## Available data
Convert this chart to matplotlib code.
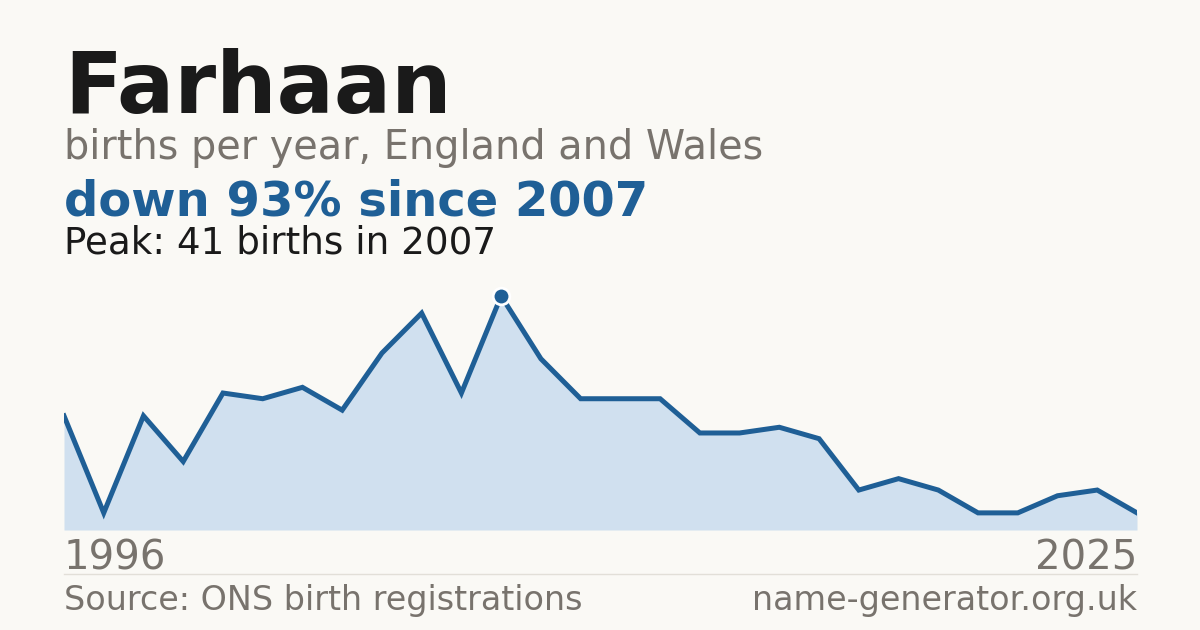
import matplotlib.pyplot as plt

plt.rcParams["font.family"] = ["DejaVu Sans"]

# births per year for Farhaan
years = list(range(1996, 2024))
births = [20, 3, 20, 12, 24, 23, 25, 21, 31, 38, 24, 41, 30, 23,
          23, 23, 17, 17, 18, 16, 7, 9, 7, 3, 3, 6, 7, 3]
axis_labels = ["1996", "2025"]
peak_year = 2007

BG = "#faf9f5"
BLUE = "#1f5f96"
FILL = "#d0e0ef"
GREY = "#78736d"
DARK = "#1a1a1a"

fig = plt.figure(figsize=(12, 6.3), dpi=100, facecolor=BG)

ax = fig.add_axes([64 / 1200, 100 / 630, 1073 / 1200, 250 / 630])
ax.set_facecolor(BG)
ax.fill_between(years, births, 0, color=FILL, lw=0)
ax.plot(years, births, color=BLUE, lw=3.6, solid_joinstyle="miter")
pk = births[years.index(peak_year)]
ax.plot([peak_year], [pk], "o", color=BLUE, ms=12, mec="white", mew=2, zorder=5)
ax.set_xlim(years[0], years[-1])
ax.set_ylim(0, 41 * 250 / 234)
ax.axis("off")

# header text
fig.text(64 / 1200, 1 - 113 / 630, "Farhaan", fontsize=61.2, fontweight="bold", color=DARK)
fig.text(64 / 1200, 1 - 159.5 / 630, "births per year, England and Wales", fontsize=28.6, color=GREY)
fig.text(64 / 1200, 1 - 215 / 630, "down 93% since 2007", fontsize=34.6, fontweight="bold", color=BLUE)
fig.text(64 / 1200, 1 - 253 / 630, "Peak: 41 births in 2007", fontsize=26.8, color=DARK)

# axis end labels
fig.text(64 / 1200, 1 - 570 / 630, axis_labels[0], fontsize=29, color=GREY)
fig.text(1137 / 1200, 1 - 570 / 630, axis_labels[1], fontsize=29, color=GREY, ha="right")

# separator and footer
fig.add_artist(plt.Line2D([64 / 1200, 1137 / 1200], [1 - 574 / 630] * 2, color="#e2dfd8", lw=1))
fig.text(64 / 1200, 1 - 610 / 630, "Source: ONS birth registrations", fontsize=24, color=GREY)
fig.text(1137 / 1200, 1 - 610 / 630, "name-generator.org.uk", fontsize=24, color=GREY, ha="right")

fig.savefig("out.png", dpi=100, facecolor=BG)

## What is required
Write out, word for word, the lines from the start of the data through the one holding "fig.text(1137 / 1200, 1 - 570". Omit pictures.

## Result for this task
Convert this chart to matplotlib code.
import matplotlib.pyplot as plt

plt.rcParams["font.family"] = ["DejaVu Sans"]

# births per year for Farhaan
years = list(range(1996, 2024))
births = [20, 3, 20, 12, 24, 23, 25, 21, 31, 38, 24, 41, 30, 23,
          23, 23, 17, 17, 18, 16, 7, 9, 7, 3, 3, 6, 7, 3]
axis_labels = ["1996", "2025"]
peak_year = 2007

BG = "#faf9f5"
BLUE = "#1f5f96"
FILL = "#d0e0ef"
GREY = "#78736d"
DARK = "#1a1a1a"

fig = plt.figure(figsize=(12, 6.3), dpi=100, facecolor=BG)

ax = fig.add_axes([64 / 1200, 100 / 630, 1073 / 1200, 250 / 630])
ax.set_facecolor(BG)
ax.fill_between(years, births, 0, color=FILL, lw=0)
ax.plot(years, births, color=BLUE, lw=3.6, solid_joinstyle="miter")
pk = births[years.index(peak_year)]
ax.plot([peak_year], [pk], "o", color=BLUE, ms=12, mec="white", mew=2, zorder=5)
ax.set_xlim(years[0], years[-1])
ax.set_ylim(0, 41 * 250 / 234)
ax.axis("off")

# header text
fig.text(64 / 1200, 1 - 113 / 630, "Farhaan", fontsize=61.2, fontweight="bold", color=DARK)
fig.text(64 / 1200, 1 - 159.5 / 630, "births per year, England and Wales", fontsize=28.6, color=GREY)
fig.text(64 / 1200, 1 - 215 / 630, "down 93% since 2007", fontsize=34.6, fontweight="bold", color=BLUE)
fig.text(64 / 1200, 1 - 253 / 630, "Peak: 41 births in 2007", fontsize=26.8, color=DARK)

# axis end labels
fig.text(64 / 1200, 1 - 570 / 630, axis_labels[0], fontsize=29, color=GREY)
fig.text(1137 / 1200, 1 - 570 / 630, axis_labels[1], fontsize=29, color=GREY, ha="right")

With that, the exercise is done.